The major outcome of this disruption will be entire new channels to both understand and access new and existing audiences. Not unlike video and audio streaming platforms ten years ago, videogames currently represent a wealth of largely untapped potential data and access points for brands and communicators – be that through sponsorships, partnerships or other initiatives. And, given subscription TV streaming only surpassed traditional viewing last year, opportunities for brand investment remain ample.

Going Off Road: Are We Leaving Cars Behind?

In 2018, two different scooter-share start-ups received billion dollar valuations. In 2019, global automotive sales remain in a state of flux. In China, currently the world’s largest automotive market, cities like Guangzhou and regions like Shandong are embracing bikesharing and testing autonomous highway vehicles while major domestic brands are describing the ridesharing model as potentially ‘unsustainable’.

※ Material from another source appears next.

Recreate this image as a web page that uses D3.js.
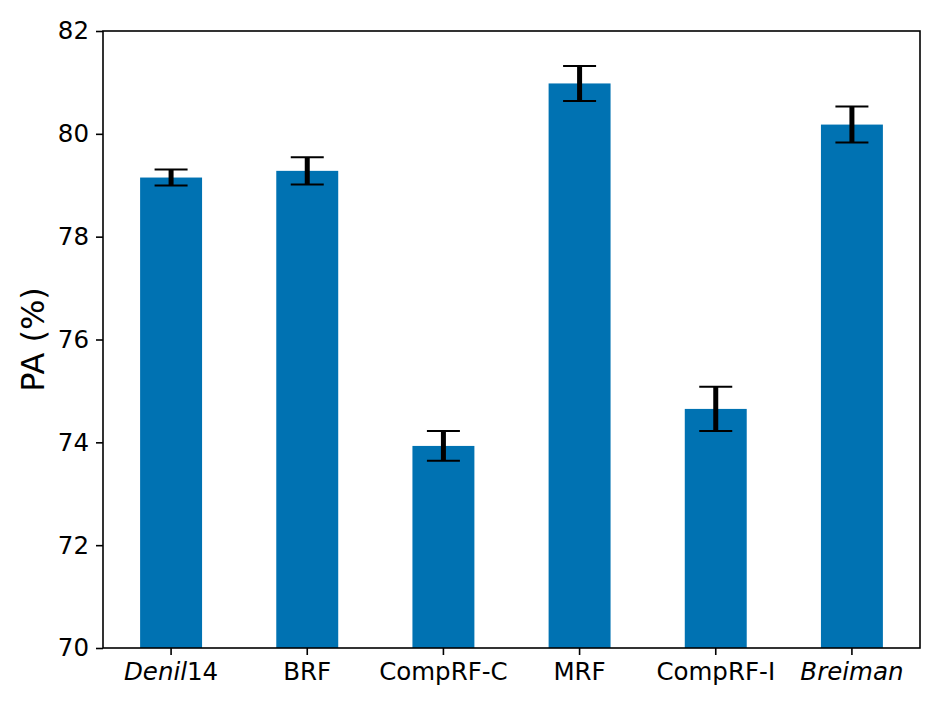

With the launch of air-taxis further transforming the landscape, it’s becoming rapidly apparent that the era of owned cars as a default mode of transportation may be drawing to an end.Typically, evolutions in transport have been framed in terms of transformations of standard automotive models – electric or autonomous cars, for example, or ride-sharing. But, a combination of factors (climate, generational shifts) may create a different future.

For today’s brands and communicators, the key takeaway is to be mindful of how strategies could be transformed by such changes in infrastructure. A quarter of all podcast listening, by way of example, occurs either in the car or on public transport. Roughly 85% of British motorists surveyed listen to radio. If transport shifts to a different model, media consumption is likely to be similarly impacted – including the evolution of new transport communities and specialist groups.  

The Rising Fight Against Deepfakes & Disinformation

In April, China escalated their ongoing fight against fake data with proposed legislation combatting the rise of deepfakes – highly sophisticated, AI-generated false images almost indistinguishable from genuine photographs or videos. In May, Singapore passed similar legislation designed to combat fake news on social media.

Across China, Asia Pacific and the world at large, governments and businesses alike are uniting in a renewed battle against disinformation, platform hacking and fraud. In addition to governments like China, Singapore and Australia unveiling new legislation, multiple social media brands have begun taking direct action to more aggressively limit hate speech, conspiracy theories and similar abuses on their platforms. New Zealand Prime Minister Jacinda Ardern is committed to building a global coalition for the cause.

The impacts of these developments are widespread and numerous. With AI and Machine Learning likely to breed more sophisticated deception efforts as they evolve, brands and communicators will need to cultivate proportionate data literacy and countermeasures to ensure they’re delivering truly effective strategies. Similarly, new policies and legislation may alter much of the media landscape brands leverage to connect with stakeholders.